Voici un second roman, à l’intrigue passionnante, qui se lit d’une traite. L’idée de base n’est pas totalement originale, mais son traitement l’est. Sans raison aucune, un petit village du centre de la France, Châtillon-en-Bierre (« entre Auvergne et Morvan »), se voit tout à coup coupé du monde. A quelques kilomètres du village, tout s’arrête, les voitures tombent en panne, les communications sont interrompues. « C’est sûrement une blague », dit Besson. Mais ce n’était pas une blague. En effet, la même mésaventure arrive à tous ceux qui veulent quitter Châtillon-en Bierre. Un mur invisible les sépare du monde extérieur. De manière classique, mais habile, Quiriny tire toutes les conséquences tragi-comiques possibles de ce constat abrupt : plus moyen d’entrer ni de sortir. Si les villageois en rient au début, la situation se poursuivant, ils rient moins. Se posent les questions d’approvisionnement, par exemple. Les réactions du maire, de la police locale ou du curé, bien décrites, valent leur pesant d’or. Voilà un petit monde qui par la force des choses devra choisir l’autarcie. Comme dans Sa Majesté des mouches, mais entre adultes cette fois, une nouvelle société se construit. Et la tentation du populisme, puis du totalitarisme, se produit, avec l’intervention d’un paysan autoritaire, qui constitue une petite « république autonome » à l’intérieur même du village. La guerre civile menace...

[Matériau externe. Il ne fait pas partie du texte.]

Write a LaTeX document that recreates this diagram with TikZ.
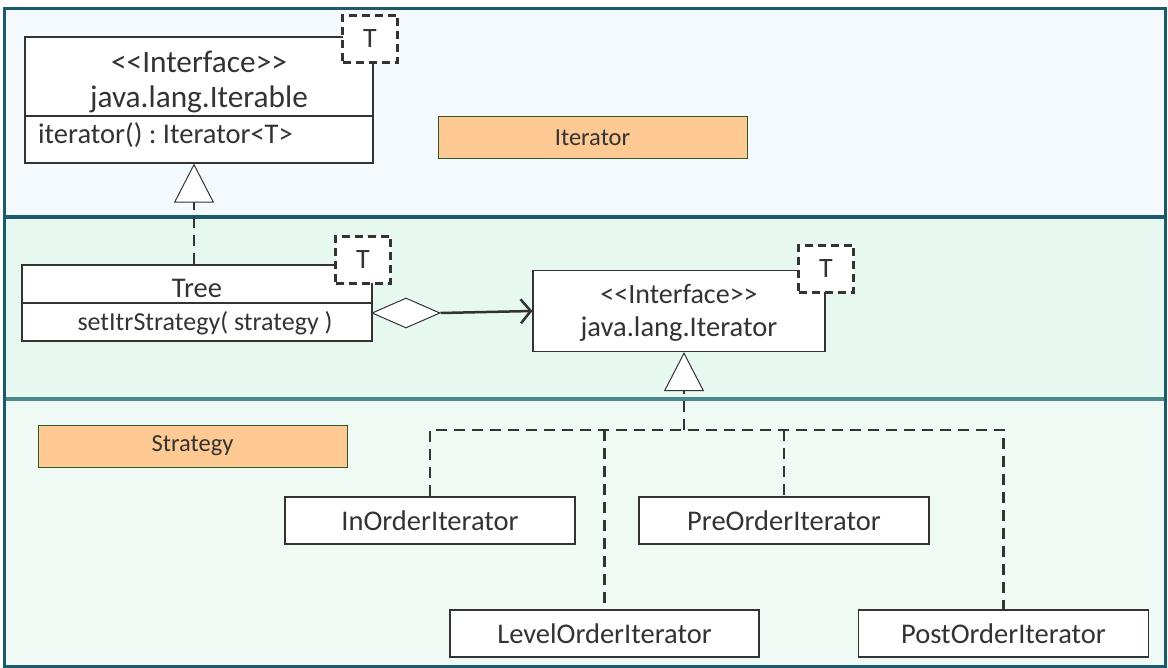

Comme prévu, la fin sera ouverte, et je vous la laisse découvrir. Voici un petit roman excellemment écrit, dans une certaine tradition du roman de terroir français (Giono, Aymé ?), qui n’a pas bien sûr pas la prétention d’égaler Ravage de Barjavel, et qui fait réfléchir tout en s’amusant. N’est-ce pas le propre d’un bon bouquin ? Mais, finalement, je me demande si Quiriny n’est pas meilleur nouvelliste que romancier. Attendons.

Bernard Quiriny, Le village évanoui, Flammarion, 2014, 217 p., 17 €.